Confusion des mots, confusion des idées

Dans cet épisode, nous allons parler des mots et de la nécessité de ne pas les employer à tort et à travers.

Dans cet épisode, nous allons parler des mots et de la nécessité de ne pas les employer à tort et à travers.

Combien de fois avez-vous entendu que c’était « stratégique » alors que c’était juste « important », comme si l’emploi du mot « stratégique » rapprochait inconsciemment celui qui le prononce des cîmes d’un pouvoir auquel il n’a pas accès mais qu’il lorgne avec cupidité.

On recrute des « talents » parce qu’on ne recrute peut-être plus, tout simplement, des « personnes ». On est « conseiller » alors qu’on nous demande de vendre tout à n’importe quel prix, bref les mots ont un sens parfois bien différent de ce qu’ils désignent en réalité.

« Les limites de mon langage signifient les limites de mon propre monde » écrivait Wittgenstein. Alors confusion des mots, confusion des idées. C’est quoi l’histoire ?

C’est vieux comme le monde ça non, pourquoi en parler ici ? Après tout, le monde de l’entreprise est d’abord un monde fait d’êtres humains et ces imprécisions de langage sont habituelles.

Sauf qu’entre la maladresse de l’imprécision et l’éventualité de la manipulation, consciente ou inconsciente, la frontière peut être fragile. Alors, l’imprécision des mots devient un indicateur intéressant à capter.

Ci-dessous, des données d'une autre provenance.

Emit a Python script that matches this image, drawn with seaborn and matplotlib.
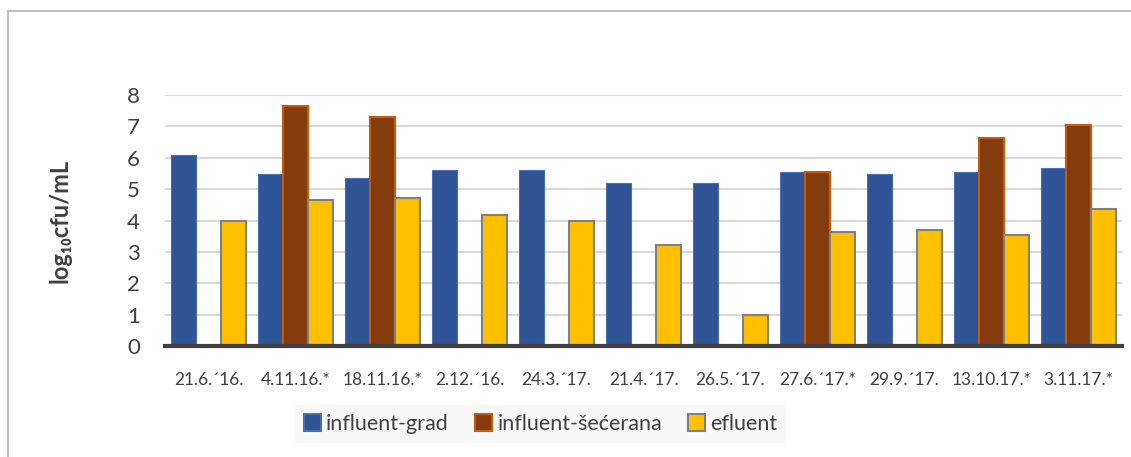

Et comme tout indicateur, peut être que cette imprécision n’est pas révélatrice ni d’une intention manipulatoire ni d’une quelconque mauvaise volonté mais tout simplement d’une erreur de langage sans conséquences

Mais dans certains cas, il peut aussi s’agir d’un témoin d’alerte, qui révèle une culture, une manière de voir les choses, ou une intention. Et c’est en cela qu’il faut y prêter attention. Pas tant pour la démasquer d’ailleurs que pour se prémunir des éventuelles dérives que cela peut dissimuler.

Au fond, quand tu changes les mots, tu changes beaucoup de choses. Le mot changement qui a été supplanté par celui de transformation par exemple. Simple évolution de langage sans importance ? Ou témoin par exemple d’une prise de conscience que le premier fait peur là où le second invite à embarquer celles et ceux dont on a besoin pour la réussir ?

Mais quelle brutale déception aux effets dévastateurs quand ladite transformation n’était en réalité qu’une réorganisation, peut-être nécessaire au demeurant, et qui conduit à un plan social. Nul doute que ce jeu de mots ne laisse des traces durables dans le corps social, rendant les transformations à venir plus dures à mener.

Alors on les baptisera métamorphose ? Sauf que là encore, lorsqu’on appelle un chat un chat, les gens peuvent le comprendre, même s’ils n’aiment pas les chats. Mais lorsqu’on maquille le chat en chien, au premier miaulement et bien les gens ont alors acquis la certitude qu’on leur a menti.

La précision des mots est alors non seulement une hygiène de raisonnement sans laquelle aucune pédagogie managériale n’a de chance de porter ses fruits mais aussi une marque de respect à l’égard de ses interlocuteurs.

On peut aisément comprendre que le choix des mots contribue à formater la pensée des gens, c’est un instrument bien connu au pouvoir très fort. C’est certainement le premier danger. Celui de l’uniformatisation des représentations.

Imaginons que nous n’ayons que deux mots pour désigner les couleurs de l’arc-en-ciel. Ceci conduirait à ce que chacun en oublie progressivement l’infinité de ses nuances. Et à la fin tout le monde dit noir ou blanc, gentil ou méchant, “bah voila quoi”.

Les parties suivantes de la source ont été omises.